Even when a judge rules that removal is necessarry, CPS usually tries to find a relative or family friend willing to assume temporary guardianship while the mother gets more services and many more opportunities to prove that she's ready to resume custody. Long-term removal means that the parent is seriously messed up and has repeatedly proven incapable of putting the child's basic needs first.

Even if the child does wind up in the fucking disaster area that is state foster care, unless the father has legally surrendered (or been stripped of) parental rights, he should be able to step up and get her out of there any time he's ready to take on responsibility for her care. The court would probably require that CPS continue looking in on the child for a while after, and likely would impose restrictions on the mother's access while she's getting her own shit together, but let's be clear about the bottom line: reporting scary parenting does != ripping a child from her home.

On way or another, if this little girl winds up in worse circumstances than she's already in, it'll be because you chose to do nothing. There's a 2 year old girl needing someone to protect her. If her mother's ability to protect her is in doubt, and you're not in a position to protect her directly, pick up the phone now and report so someone else can be there for her.
posted by nakedcodemonkey at 8:32 PM on October 10, 2006


Pardon me, but some of the responders here have their heads too far up their asses. I would like to salute the poster's friend for being man enough to plainly state he isn't in a position to take responsibility (regardless of what that really is about).

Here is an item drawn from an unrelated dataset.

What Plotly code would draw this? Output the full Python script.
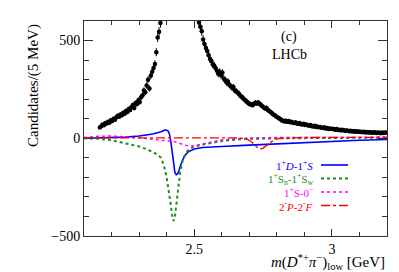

The most clear thing here is that inaction is not an option. CPS? Maybe. Maybe required by law, depending on location (some places have laws mandating reporting).

Yes, the child is #1 priority. That doesn't mean I can't offer sympathy for a single mother that isn't coping. I've seen that too many times. Kids happen, and sadly they happen even to parents that aren't ready to cope.

I don't have kids, and I'm not always happy about it. Yet, I am not sure how well I'd cope, either. Fortunately, I don't have responsibility for any, and it's almost entirely optional (barring familial disaster resulting in nieces or nephews neeeding a home).

I care about what happens to kids. I also care about what happens to parents. I think that's the best position to look at such things.
posted by Goofyy at 6:30 AM on October 11, 2006


Two separate issues here. Assuming the socket in question was an elbow, then yes, that is very common and not something that is necessarily a sign of abuse. In fact, "nursemaid's elbow" is so often caused innocently that emergency department staff don't usually call it in unless there is some other reason to suspect abuse. If it was a shoulder, though, not so much -- a shoulder dislocation in a 2-yr-old at the hands of an adult would be suspicious and called in to CPS.

The more pressing issue is the asker's question of the mother's alcoholism and general fitness. Even in the absence of any injury, those observations and/or suspicions should always be reported.